Attack the paperwork, because it's the biggest lever
For most special educators, administrative work is the single largest and most controllable source of overload. Cutting it back buys real time:
- Template and reuse. PWN language, progress-report sentences, meeting notices, parent updates — write each once and reuse. You re-draft the same things constantly without realizing it.
- Log in real time. Catching up on a week of service logs on Friday takes far longer than tapping each one as it happens, and the real-time version is more accurate.
- Let software do the math. Service-minute totals, compliance percentages, and due dates should be computed, not hand-tallied. Tools like IEP Casemate exist specifically to take the arithmetic and tracking off your plate.
- Batch. Group data entry, scheduling, and drafting instead of switching all day. Context-switching is a hidden tax.
Every hour you reclaim from paperwork is an hour back for teaching or for yourself.
Set boundaries that actually hold
Boundaries fail when they're vague. Make them concrete:
- A hard stop. Pick a time you leave and a time you stop checking email, and hold it most days. The work is infinite; your day is not.
- A "not today" list. When everything feels urgent, decide what explicitly waits until tomorrow. Naming it quiets the background anxiety.
- Protected prep time. If your prep is constantly eaten by meetings and coverage, document it and raise it — lost prep is a workload issue, not a personal one.
- Say no to scope creep. You cannot be the de facto behavior specialist, tech support, and translator for the whole building on top of your caseload. Decline what isn't yours, kindly and clearly.
Protect the emotional reserve
The emotional load of special education is real and cumulative. Protect against it deliberately:
- Debrief hard days with a trusted colleague. Carrying a crisis alone compounds it.
- Separate what you control from what you don't. You control your instruction and your effort; you don't control a student's home life or a system's limits. Spending energy on the latter is how good teachers exhaust themselves.
- Track wins, not just deficits. The job trains you to see gaps all day. Keep a record of progress — a student's growth, a goal met, a family's thank-you — and revisit it when the tank is low.
- Use your people. Special educators who stay tend to have a community of others who get it. Isolation accelerates burnout; connection slows it.
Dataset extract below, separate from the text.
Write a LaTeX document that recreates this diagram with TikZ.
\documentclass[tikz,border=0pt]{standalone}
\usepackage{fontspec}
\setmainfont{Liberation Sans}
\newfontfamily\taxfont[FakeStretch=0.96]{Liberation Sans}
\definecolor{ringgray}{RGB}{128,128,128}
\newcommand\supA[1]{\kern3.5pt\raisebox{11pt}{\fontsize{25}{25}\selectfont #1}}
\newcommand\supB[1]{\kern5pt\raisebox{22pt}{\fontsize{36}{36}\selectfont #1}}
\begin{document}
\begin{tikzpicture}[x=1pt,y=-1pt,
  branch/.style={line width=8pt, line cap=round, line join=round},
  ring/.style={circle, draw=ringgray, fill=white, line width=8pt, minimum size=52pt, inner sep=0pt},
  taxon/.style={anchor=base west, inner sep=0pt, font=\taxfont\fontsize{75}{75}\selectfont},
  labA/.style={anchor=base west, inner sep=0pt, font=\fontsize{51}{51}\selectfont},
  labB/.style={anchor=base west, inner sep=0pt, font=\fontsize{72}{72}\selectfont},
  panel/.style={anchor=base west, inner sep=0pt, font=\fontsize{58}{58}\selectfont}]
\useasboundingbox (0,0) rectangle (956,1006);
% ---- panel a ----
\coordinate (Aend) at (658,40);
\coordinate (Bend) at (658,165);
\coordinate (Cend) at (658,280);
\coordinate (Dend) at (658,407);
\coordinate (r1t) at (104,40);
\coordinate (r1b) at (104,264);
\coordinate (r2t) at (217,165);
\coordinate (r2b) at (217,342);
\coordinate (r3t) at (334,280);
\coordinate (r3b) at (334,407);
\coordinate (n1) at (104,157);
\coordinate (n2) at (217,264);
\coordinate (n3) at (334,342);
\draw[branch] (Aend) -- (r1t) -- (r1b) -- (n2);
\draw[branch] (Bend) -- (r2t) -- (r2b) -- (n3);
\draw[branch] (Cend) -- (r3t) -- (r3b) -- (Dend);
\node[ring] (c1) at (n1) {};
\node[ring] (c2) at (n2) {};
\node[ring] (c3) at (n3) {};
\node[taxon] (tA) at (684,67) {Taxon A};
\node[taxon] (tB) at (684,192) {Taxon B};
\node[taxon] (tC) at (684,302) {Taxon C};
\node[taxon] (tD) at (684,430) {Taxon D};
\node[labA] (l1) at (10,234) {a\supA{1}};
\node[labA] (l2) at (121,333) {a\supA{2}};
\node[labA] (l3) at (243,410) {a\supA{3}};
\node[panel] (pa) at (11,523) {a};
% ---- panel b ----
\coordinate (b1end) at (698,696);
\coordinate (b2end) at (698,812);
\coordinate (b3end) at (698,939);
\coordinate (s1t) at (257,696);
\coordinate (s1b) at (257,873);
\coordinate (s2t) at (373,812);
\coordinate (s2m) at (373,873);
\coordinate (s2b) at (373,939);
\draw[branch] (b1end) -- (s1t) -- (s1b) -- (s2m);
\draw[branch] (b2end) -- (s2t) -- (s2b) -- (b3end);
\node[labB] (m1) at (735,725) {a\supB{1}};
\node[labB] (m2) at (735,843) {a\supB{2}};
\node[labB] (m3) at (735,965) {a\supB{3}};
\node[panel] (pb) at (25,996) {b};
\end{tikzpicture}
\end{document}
Know when it's the job, not you
Sometimes the honest answer is that the conditions are unsustainable, and no amount of personal optimization fixes a caseload that exceeds legal limits or a building with no support. When that's the case:
- Document the workload specifically — caseload numbers, hours, missed prep — so the conversation with administration is grounded in facts, not feelings.
- Use your association or union if your caseload exceeds state or contractual limits.
- Consider the system, not just the role. A different building, district, or position can change everything; the same skills are valued very differently across settings.
Caring about staying in the profession is not the same as accepting any conditions. Protecting yourself is part of how good special educators have long careers instead of short, intense ones.